BRIEF
For the entries that follow, state how many lines include the word "matplotlib", giving the number and nothing else.

GIVEN DATA
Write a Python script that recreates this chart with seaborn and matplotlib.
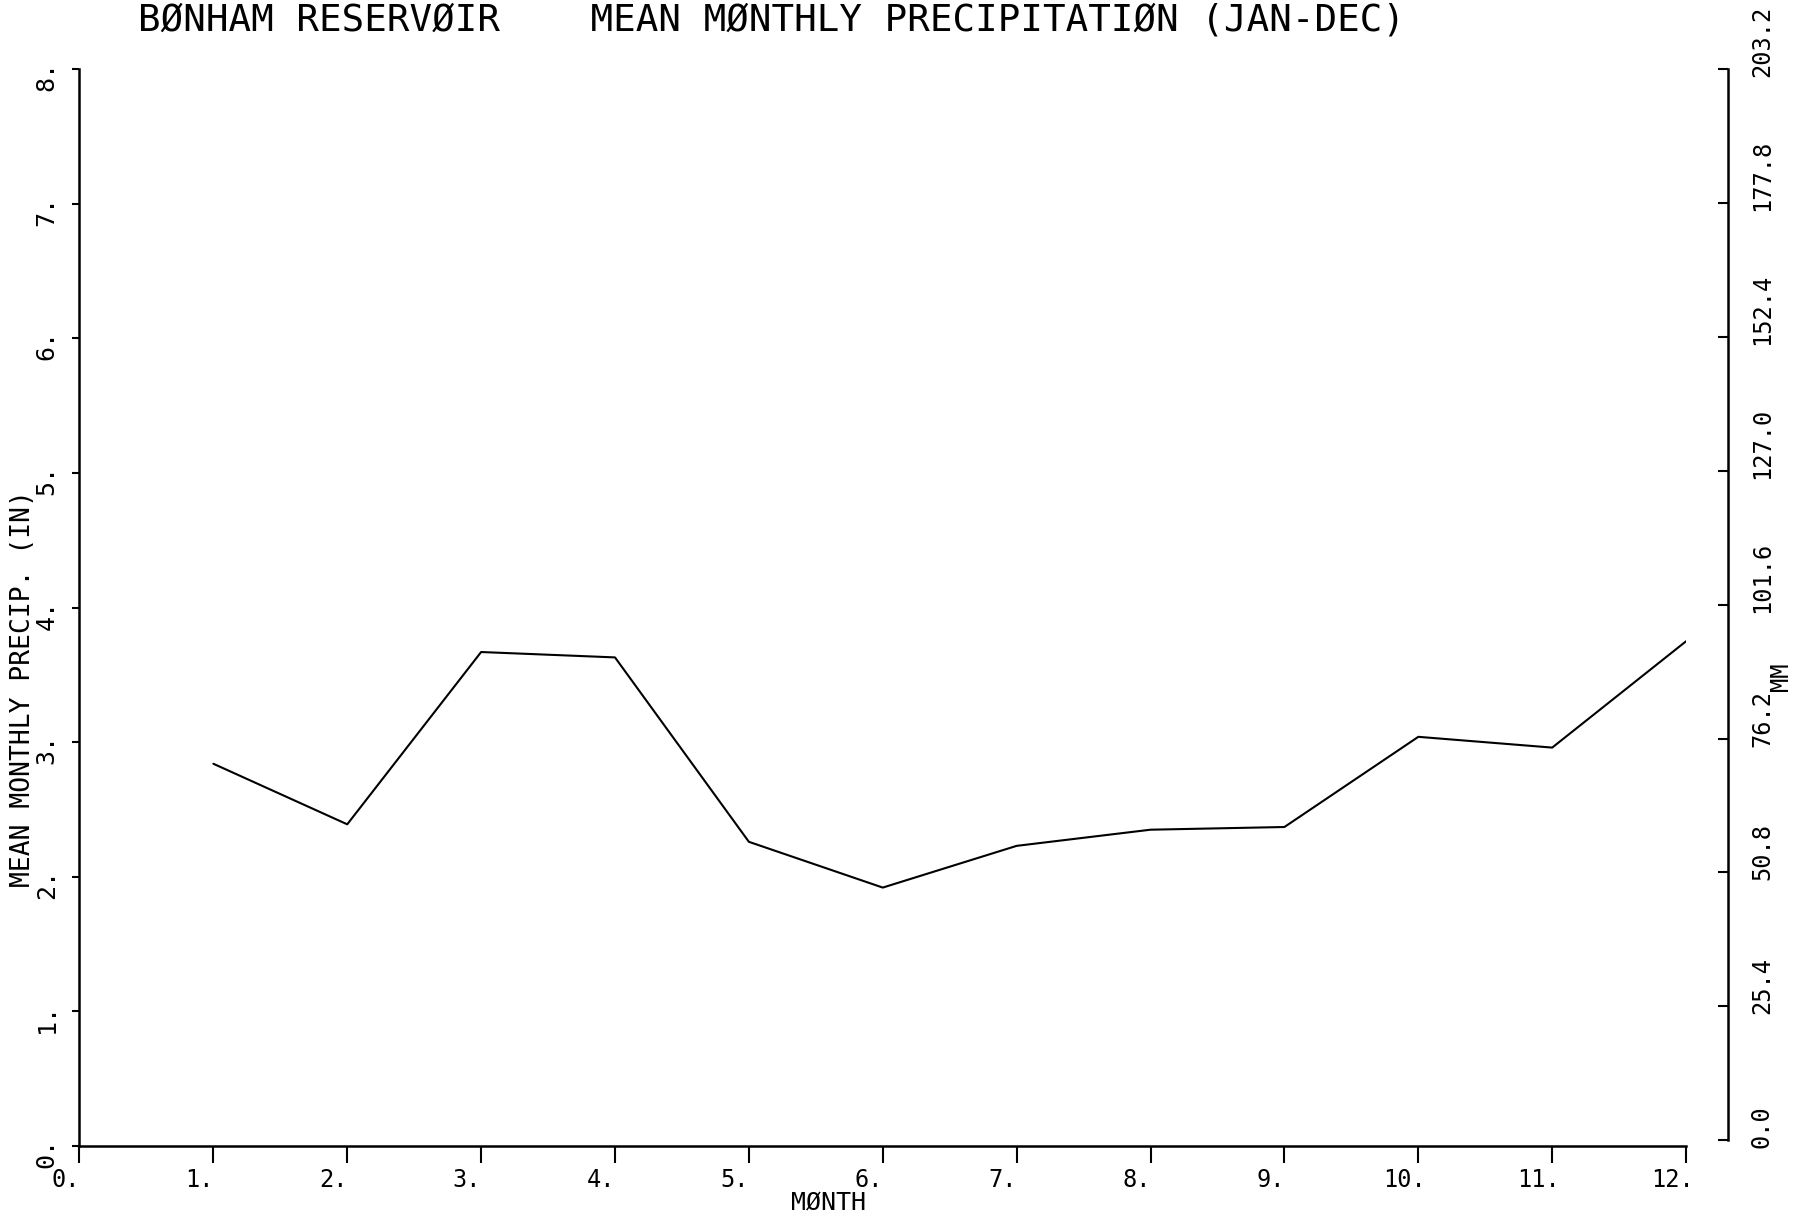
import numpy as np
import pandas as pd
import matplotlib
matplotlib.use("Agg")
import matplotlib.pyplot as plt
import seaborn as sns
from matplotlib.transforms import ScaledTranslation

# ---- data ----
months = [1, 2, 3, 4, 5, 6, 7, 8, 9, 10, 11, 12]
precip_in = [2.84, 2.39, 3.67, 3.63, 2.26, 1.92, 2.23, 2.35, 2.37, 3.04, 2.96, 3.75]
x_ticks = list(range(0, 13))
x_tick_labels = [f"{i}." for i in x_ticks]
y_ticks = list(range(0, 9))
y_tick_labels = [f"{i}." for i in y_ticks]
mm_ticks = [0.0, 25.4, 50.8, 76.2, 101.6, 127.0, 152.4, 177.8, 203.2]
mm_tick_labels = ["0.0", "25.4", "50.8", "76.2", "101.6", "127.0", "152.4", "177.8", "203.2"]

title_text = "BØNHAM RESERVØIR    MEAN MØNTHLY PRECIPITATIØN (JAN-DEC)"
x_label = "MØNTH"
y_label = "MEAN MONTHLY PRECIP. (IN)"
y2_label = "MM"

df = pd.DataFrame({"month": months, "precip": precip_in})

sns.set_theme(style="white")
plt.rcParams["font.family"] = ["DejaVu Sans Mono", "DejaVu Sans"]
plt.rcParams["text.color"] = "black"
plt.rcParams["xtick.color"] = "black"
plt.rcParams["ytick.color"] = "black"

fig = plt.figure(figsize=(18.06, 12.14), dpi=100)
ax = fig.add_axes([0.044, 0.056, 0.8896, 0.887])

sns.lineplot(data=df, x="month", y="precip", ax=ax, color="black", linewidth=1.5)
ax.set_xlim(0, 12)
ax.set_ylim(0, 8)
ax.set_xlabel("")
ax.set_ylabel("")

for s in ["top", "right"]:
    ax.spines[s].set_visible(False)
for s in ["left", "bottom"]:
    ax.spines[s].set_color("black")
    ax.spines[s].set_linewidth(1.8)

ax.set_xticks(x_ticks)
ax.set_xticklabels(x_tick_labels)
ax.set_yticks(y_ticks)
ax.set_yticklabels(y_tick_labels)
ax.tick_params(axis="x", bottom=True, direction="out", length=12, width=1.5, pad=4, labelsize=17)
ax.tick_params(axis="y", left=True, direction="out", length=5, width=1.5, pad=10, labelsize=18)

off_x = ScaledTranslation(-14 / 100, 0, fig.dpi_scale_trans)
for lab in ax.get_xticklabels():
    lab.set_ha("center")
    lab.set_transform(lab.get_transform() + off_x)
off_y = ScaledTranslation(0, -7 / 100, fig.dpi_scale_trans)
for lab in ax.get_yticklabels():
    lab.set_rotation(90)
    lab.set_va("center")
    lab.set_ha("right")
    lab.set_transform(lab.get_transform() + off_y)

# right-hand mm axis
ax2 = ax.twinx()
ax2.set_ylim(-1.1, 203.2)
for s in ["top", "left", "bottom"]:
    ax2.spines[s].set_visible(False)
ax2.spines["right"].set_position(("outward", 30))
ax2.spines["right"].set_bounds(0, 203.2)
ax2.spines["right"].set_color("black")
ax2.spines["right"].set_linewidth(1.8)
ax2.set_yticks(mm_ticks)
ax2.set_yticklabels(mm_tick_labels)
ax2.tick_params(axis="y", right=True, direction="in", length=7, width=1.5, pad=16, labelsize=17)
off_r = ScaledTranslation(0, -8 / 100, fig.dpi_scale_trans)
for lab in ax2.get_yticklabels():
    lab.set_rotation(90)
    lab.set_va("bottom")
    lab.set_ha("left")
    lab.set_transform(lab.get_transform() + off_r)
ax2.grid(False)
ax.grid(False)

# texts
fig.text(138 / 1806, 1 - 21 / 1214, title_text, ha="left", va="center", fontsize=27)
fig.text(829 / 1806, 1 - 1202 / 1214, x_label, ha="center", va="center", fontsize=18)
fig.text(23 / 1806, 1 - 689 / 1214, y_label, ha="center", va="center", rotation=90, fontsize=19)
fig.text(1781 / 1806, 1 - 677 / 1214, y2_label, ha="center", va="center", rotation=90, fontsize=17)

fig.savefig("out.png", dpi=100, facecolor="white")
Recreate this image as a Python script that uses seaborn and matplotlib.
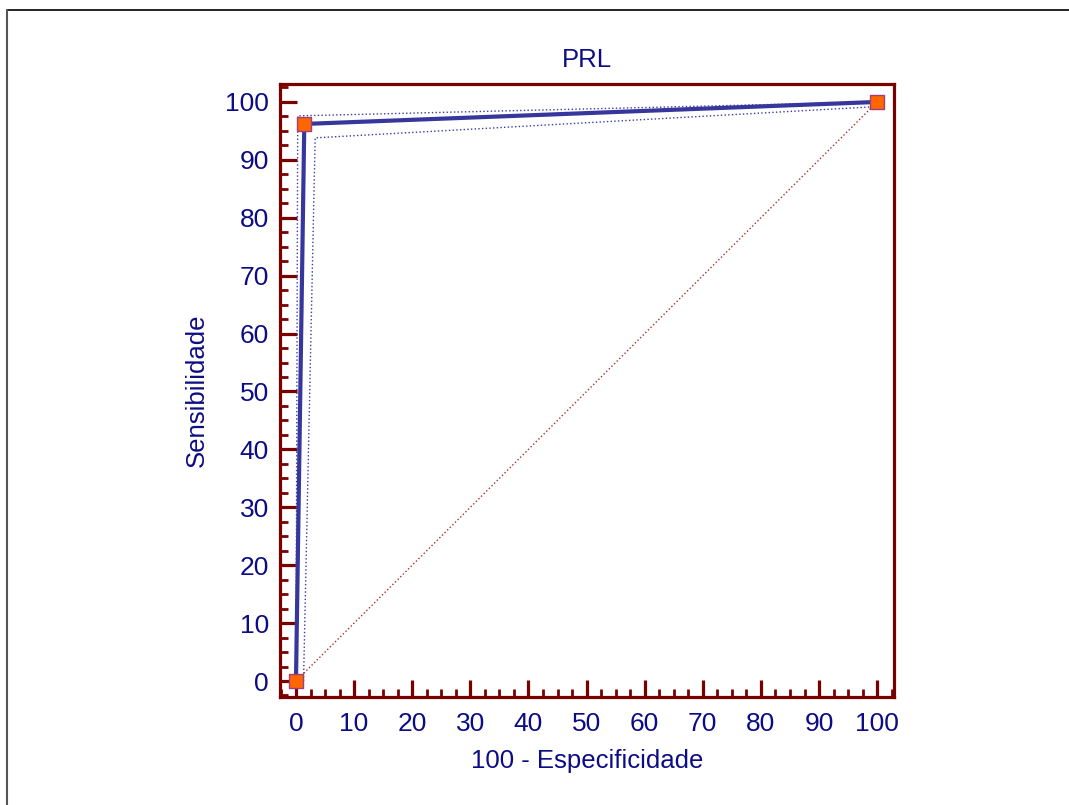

ANSWER FOR THIS EXERCISE
6